Выбрать главу

Кошки не любят, когда на них смотрят в упор, но Фредерика оставалась безразлична к прямым взглядам и равнодушна к Таниным попыткам погладить ее – не тянулась за рукой и не мурчала, как будто вежливо терпела прикосновения, – и Таня вскоре отказалась от этих попыток, оставив себе только любование. Она все жалела, что Фредерика приходит под лампу не каждый раз, а без нее занятия остаются сущим мучением.

Не из-за кошки же я к ним хожу, – думала она, вспоминая и улыбаясь. Таня не много брала за занятия, недостатка в учениках у нее не было, чтобы не выбрать тех, кто способнее или живет ближе… Но она все возилась с невыносимой Полей.

Не только из-за кошки, конечно.

Если бы чувству, которое Таня в себе обнаружила, было название, оно оказалось бы сродни любопытству. Болезненному любопытству даже не свидетеля катастрофы – он-то в своем наблюдении не волен, – а человека, намеренно смотрящего страшную видеозапись. Поля, и Полина мама, и бабушка, и странный их дом интересовали Таню так же, как подростка интересуют заброшенные строения, фотографии мертвецов, мутанты и радиация. В неуютных этих стенах с выцветшими обоями, за темными стеклами полированных шкафов, в горах упорядоченного и отчищенного хлама жила тайна – скорее постыдная, чем прекрасная, творилась невидимая маленькая история, и Таня хотела знать, чем все кончится.

Когда с первого занятия минуло почти два года, Поля наконец получила четверку по русскому. И то, что годовая все равно вышла тройка, не омрачило радости. Отметку праздновали чаем и вафельным тортом, занятия никакого не получилось: Полю ожидала дача, и мыслями она была уже там, поминая то речку, то старших мальчишек с мопедом, то соседских цыплят. Такой простой был чай и такой неудивительный торт, такое солнце за окнами, что Таня, покосившись на фотографию над столом, впервые подумала: а вдруг это Поля сама ее повесила. Вдруг это детский ее товарищ или какой-нибудь мальчик с дачи. И сразу поняла: конечно, нет, Поле не разрешили бы. Фотография – это слишком явный знак человеческого присутствия, а мама с бабушкой так боятся его, что дай им волю – сами себя вычистили бы из дома с порошком и вытерли бы следом сухой тряпочкой.

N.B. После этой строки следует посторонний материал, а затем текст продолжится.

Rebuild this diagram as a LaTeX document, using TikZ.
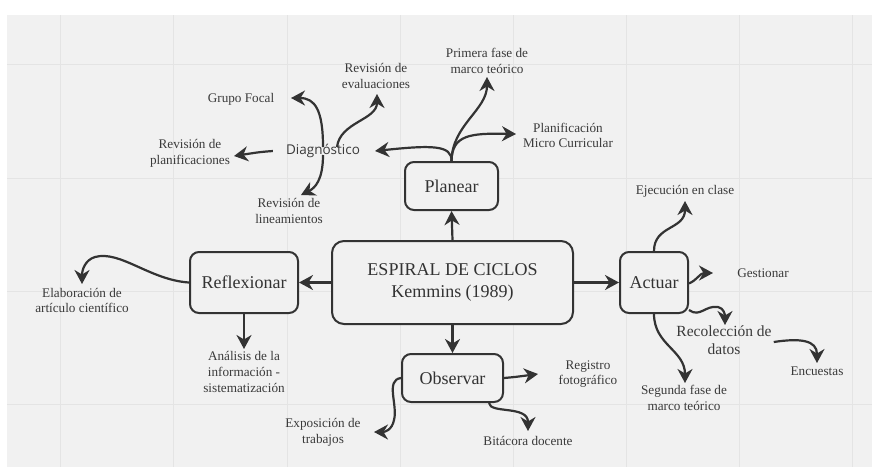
\documentclass[tikz,border=0pt]{standalone}
\usepackage{fontspec}
\setmainfont{Liberation Serif}
\newfontfamily\diagsans{Open Sans}
\usetikzlibrary{arrows.meta}
\definecolor{bgc}{HTML}{F1F1F1}
\definecolor{gridc}{HTML}{E4E4E4}
\definecolor{ink}{HTML}{333333}
\definecolor{txt}{HTML}{3A3A3A}
\tikzset{
  box/.style={draw=ink, line width=2pt, rounded corners=9pt, fill=bgc, text=ink,
    font=\rmfamily\fontsize{18}{22}\selectfont, align=center, inner sep=0pt},
  lbl/.style={text=txt, font=\rmfamily\fontsize{13.2}{15.8}\selectfont, align=center, inner sep=0pt},
  con/.style={draw=ink, line width=2.2pt, -{Stealth[length=14pt,width=15pt,inset=4.5pt]}},
}
\begin{document}
\begin{tikzpicture}[x=1pt,y=-1pt]
\useasboundingbox (0,0) rectangle (872,467);
\fill[white] (0,0) rectangle (872,467);
\fill[bgc] (7,15) rectangle (872,467);
\foreach \gx in {60,173,287,400,513,626,739,852}
  \draw[gridc, line width=1pt] (\gx,15) -- (\gx,467);
\foreach \gy in {64,178,291,404}
  \draw[gridc, line width=1pt] (7,\gy) -- (872,\gy);

% main nodes
\node[box, minimum width=241pt, minimum height=83pt, rounded corners=12pt] (main) at (452.5,282.5)
  {ESPIRAL DE CICLOS\\Kemmins (1989)};
\node[box, minimum width=93pt, minimum height=48pt] (plan) at (451.5,186) {Planear};
\node[box, minimum width=68pt, minimum height=61pt] (act) at (654,282.5) {Actuar};
\node[box, minimum width=108pt, minimum height=61pt] (refl) at (244,282.5) {Reflexionar};
\node[box, minimum width=101pt, minimum height=48pt] (obs) at (452.5,378) {Observar};

% labels
\node[text=txt, font=\diagsans\fontsize{13.5}{16}\selectfont, inner sep=0pt] (diag) at (323,151) {Diagnóstico};
\node[lbl] (gf) at (241,99) {Grupo Focal};
\node[lbl] (rev) at (376,76) {Revisión de\\evaluaciones};
\node[lbl] (pf) at (487,61) {Primera fase de\\marco teórico};
\node[lbl] (pmc) at (568,135.5) {Planificación\\Micro Curricular};
\node[lbl] (rp) at (190,153.5) {Revisión de\\planificaciones};
\node[lbl] (rl) at (289,211) {Revisión de\\lineamientos};
\node[lbl] (ej) at (685,191) {Ejecución en clase};
\node[lbl] (ges) at (763,273) {Gestionar};
\node[text=txt, font=\rmfamily\fontsize{15.5}{18}\selectfont, align=center, inner sep=0pt] (rec) at (724,340) {Recolección de\\datos};
\node[lbl] (sf) at (684,398) {Segunda fase de\\marco teórico};
\node[lbl] (enc) at (817,371) {Encuestas};
\node[lbl] (rf) at (588,374) {Registro\\fotográfico};
\node[lbl] (bit) at (528,441) {Bitácora docente};
\node[lbl] (exp) at (323,432) {Exposición de\\trabajos};
\node[lbl] (ela) at (82,300.5) {Elaboración de\\artículo científico};
\node[lbl] (ana) at (244,372) {Análisis de la\\información -\\sistematización};

% arrow tip coordinates
\coordinate (tDiag) at (375,151);
\coordinate (tPf) at (487,77);
\coordinate (tPmc) at (516,134);
\coordinate (tGf) at (291,98);
\coordinate (tRev) at (377,94);
\coordinate (tRp) at (234,156);
\coordinate (tRl) at (301,195);
\coordinate (tEj) at (685,201);
\coordinate (tGes) at (713,273);
\coordinate (tRec) at (725,325);
\coordinate (tSf) at (685,383);
\coordinate (tEnc) at (817,363);
\coordinate (tRf) at (538,374);
\coordinate (tBit) at (528,431);
\coordinate (tExp) at (374,432);
\coordinate (tEla) at (82,284);
\coordinate (tAna) at (244,349);

% centre connectors
\draw[con] (main.north) -- (plan.south);
\draw[con] (main.west) -- (refl.east);
\draw[con] (main.east) -- (act.west);
\draw[con] (main.south) -- (obs.north);

% Planear
\draw[con] (plan.north) .. controls (452,145) and (432,145) .. (tDiag);
\draw[con] (plan.north) .. controls (452,125) and (487,110) .. (tPf);
\draw[con] (plan.north) .. controls (452,135) and (470,133) .. (tPmc);

% Diagnóstico
\draw[con] ([yshift=-3pt]diag.north) .. controls (323,110) and (315,98) .. (tGf);
\draw[con] ([xshift=14pt,yshift=-3pt]diag.north) .. controls (340,122) and (377,120) .. (tRev);
\draw[con] ([xshift=-13pt]diag.west) .. controls (260,152) .. (tRp);
\draw[con] ([yshift=3pt]diag.south) .. controls (323,180) and (315,188) .. (tRl);

% Actuar
\draw[con] (act.north) .. controls (654,225) and (685,230) .. (tEj);
\draw[con] ([yshift=-1pt]act.east) .. controls (697,280) and (700,273) .. (tGes);
\draw[con] ([yshift=4pt]act.south east) .. controls (700,318) and (705,305) .. (718,307) .. controls (724,308) and (725,315) .. (tRec);
\draw[con] (act.south) .. controls (654,345) and (685,350) .. (tSf);
\draw[con] ([xshift=2pt]rec.east |- 0,342) .. controls (800,338) and (817,340) .. (tEnc);

% Observar
\draw[con] (obs.east) .. controls (515,377) .. (tRf);
\draw[con] ([xshift=-15pt]obs.south east) .. controls (490,414) and (528,405) .. (tBit);
\draw[con] (obs.west) .. controls (385,380) and (398,405) .. (394,420) .. controls (392,430) and (385,432) .. (tExp);

% Reflexionar
\draw[con] (refl.west) .. controls (150,280) and (120,250) .. (95,257) .. controls (85,260) and (82,270) .. (tEla);
\draw[con] (refl.south) -- (tAna);
\end{tikzpicture}
\end{document}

Фредерика пришла проверить, что это без нее едят, разочаровалась и разлеглась под солнцем на подоконнике.

– А когда я была маленькая, – сказала Поля, вгрызаясь в торт, – она была ростом с меня, если встанет на задние лапки. И мы танцевали вальс.

– Да ты что? – изумилась Таня, уверенная, что Фредерика появилась здесь незадолго до ее собственного появления. – Сколько же ей лет?

– Не помню. Бабушка говорила, но я забыла. Когда я родилась, она уже была.

Стоя в коридоре, попрощались до сентября. Таня отчего-то впервые заметила, что у Поли красивая мама: те же черты, что придавали девочке сходство со старой обезьянкой, во взрослом лице складывались удивительно гармонично. И обрадовалась: все-таки вполне вероятно, что Поля вырастет если не красавицей, то хотя бы миленькой.

А потом забыла о них на все лето, вообще обо всем на свете блаженно забыла, выпустив свой девятый «А» и с головой провалившись в отпуск. Вспомнила только под самый конец августа, когда принялась обзванивать родителей учеников, чтобы составить план занятий на осень. День стоял пасмурный, за окнами все ходили в куртках – с утра было всего одиннадцать градусов, с неба то и дело просыпа́лось немножко мелкого дождя.

– Фредерика, – сказала Таня шепотом, щурясь в серое стекло. Сразу потеплело.

Полина мама встретила ее в дверях одетая, попрощалась и ушла по своим делам. У нее было измученное осунувшееся лицо и круглый живот, совсем незаметный в мае. Таня обрадовалась за Полю, у которой вскоре должен был появиться товарищ в этом печальном царстве постоянно убирающихся взрослых.

Но радость оказалось кратковременна: с первого же взгляда стало ясно, что летом с Полей произошло нечто нехорошее.

Необъяснимо стыдясь, Таня вновь почуяла в себе щекотный азарт любопытного подростка. Тайная история, слабо тлевшая в этих стенах, вдруг ожила, загорелась и раскрутилась, нечто сдвинуло ее с мертвой точки, сдвинуло – и всей своей нечеловеческой силой задело Полю: за три месяца она стала словно бы худее и меньше ростом, сквозь летний загар прорезалась глухая болезненная желтизна, в движениях появилась несвойственная ей прежде медлительность, даже неуверенность.